Within three months the tumor came back more aggressively than before. They presumed it had become a grade 4 glioblastoma and it was now the size of a lemon in my left frontal lobe. I would need to do surgery again to remove it. I asked all my questions and kept a cool demeanor, but it was surreal. Time stops, it feels like being in a vacuum. I was just starting to wonder if it was all just a dream when suddenly the doctor asked what I was thinking about. It snapped me back to reality. I paused and replied, “… I guess I’m trying to wrap my head around having surgery again.” He hugged me and said he was sorry I had to go through this. It was compassionate, and yet there was an unspoken undertone that he thought I was dying. In that moment I decided I was going to prove him wrong.
I’ve sat with death often. It’s something I think everyone should do because it teaches you how to live life. Oddly, brain cancer has never stuck with me as the thing that will take my life, in fact it’s opened me up in a way I don’t think any other scenario would have been able to.
The paradox of the brain is it uses itself to learn about itself. I see technology in much the same way actually. We are creating outside of ourselves, that which will lend itself to us co-creating our own evolution. Imagine the brain as the hardware and the mind as the software overlay. I believe all information past, present, and future is already known outside of us, but the brain only takes in that which we are ready and able to receive. This I’ve experienced first-hand, what with me trying to grasp the concept that I had a brain tumor when all I could think about was my dog needing to be walked, and then again when I experienced my first mini-seizure. The best way I can describe it is wiping your faulty hard drive and needing to reboot your brain. Give it 5 minutes, (or 20? time stops so it’s real hard to tell) it’ll slowly start working again.

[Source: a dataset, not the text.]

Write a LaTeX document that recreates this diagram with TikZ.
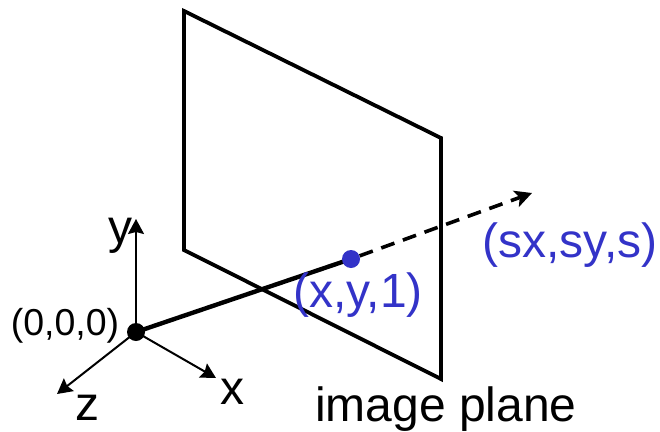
\documentclass[tikz,border=0pt]{standalone}
\usepackage{fontspec}
\setmainfont{Liberation Sans}
\usetikzlibrary{arrows.meta}
\definecolor{pblue}{RGB}{51,51,200}
\tikzset{
  px/.style={x=1pt,y=-1pt},
  plane/.style={line width=3.8pt,line join=miter},
  axis/.style={line width=2pt,-{Stealth[length=15pt,width=16pt,inset=2pt]}},
  ray/.style={line width=4.4pt},
  rayd/.style={line width=3.6pt,dash pattern=on 14pt off 9pt,-{Stealth[length=17pt,width=17pt,inset=4pt]}},
  lab/.style={inner sep=0pt,anchor=base,font=\fontsize{48}{52}\selectfont},
  blab/.style={lab,text=pblue},
}
\begin{document}
\begin{tikzpicture}[px]
\useasboundingbox (0,0) rectangle (660,431);
\coordinate (p1) at (184,11);
\coordinate (p2) at (441,138);
\coordinate (p3) at (441,379);
\coordinate (p4) at (184,250);
\draw[plane] (p1) -- (p2) -- (p3) -- (p4) -- cycle;
\coordinate (o) at (136,332);
\coordinate (ay) at (136,219);
\coordinate (ax) at (216,378);
\coordinate (az) at (57,394);
\coordinate (rayend) at (532,193);
\coordinate (ptc) at (351,259);
\draw[axis] (o) -- (ay);
\draw[axis] (o) -- (ax);
\draw[axis] (o) -- (az);
\draw[ray] (o) -- (ptc);
\node[circle,fill=pblue,inner sep=0pt,minimum size=18pt] (pt) at (ptc) {};
\fill (o) circle (9pt);
\draw[rayd] (pt) -- (rayend);
\node[lab] (ty) at (120,243) {y};
\node[lab] (tx) at (232,404) {x};
\node[lab] (tz) at (87,420) {z};
\node[lab,font=\fontsize{37.5}{40}\selectfont] (to) at (65,335) {(0,0,0)};
\node[blab] (t1) at (358,307) {(x,y,1)};
\node[blab] (t2) at (570,257) {(sx,sy,s)};
\node[lab] (t3) at (446,421) {image plane};
\end{tikzpicture}
\end{document}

The mind however, is not locked inside our body, it traverses other realms when we fall asleep for example. This was very important for me to actually differentiate for myself because the second time around I knew what to expect so I needed to go in prepared. I needed to know where I existed; the “me,” my energy, my soul. If things went terribly wrong and I became a vegetable I needed to know I was still going to be me in some capacity. This, and several other questions which I would otherwise have never asked myself, (such as “what is reality really?” when considering I could very well be hallucinating experiences) became such an intriguing journey for me in understanding our collective human experience.
If we are each creating our own reality, which in so many words I believe we do, why are there things in our own personalife we don’t find ourselves worthy of? Why would we not consider ourselves worthy of Love? Of money? Of abundance? What are the biggest lies we tell ourselves?
The night before my second surgery went similar to my first. I asked to be alone and I was overwhelmed with tears and laughter that came out of me from the complete love for my life that I felt that night. If I could get through brain surgery, not once but soon to be twice, with as much joy as I felt in that moment, I knew I could do anything. Absolutely anything. Life is a gift, dream recklessly.
I thought to myself one night, what if I could create a VR experience that allows people to experience immersive life situations without actually having to go through it, would that alleviate suffering? Maybe.
But then I thought, is that not what life is? A giant immersive experience teaching us how to learn from our suffering? In which case, is the BIGGEST lie we tell ourselves that we have anything to fear in the first place? Maybe I’ve been thinking about life all wrong then. Life isn’t something to get through, to endure, maybe it’s something to be played. Play more, find more playmates. Play big, fall hard, take chances, believe in a better tomorrow.
AND IF THE ANSWER ISN’T RIGHT IN FRONT OF YOU, GO CREATE IT.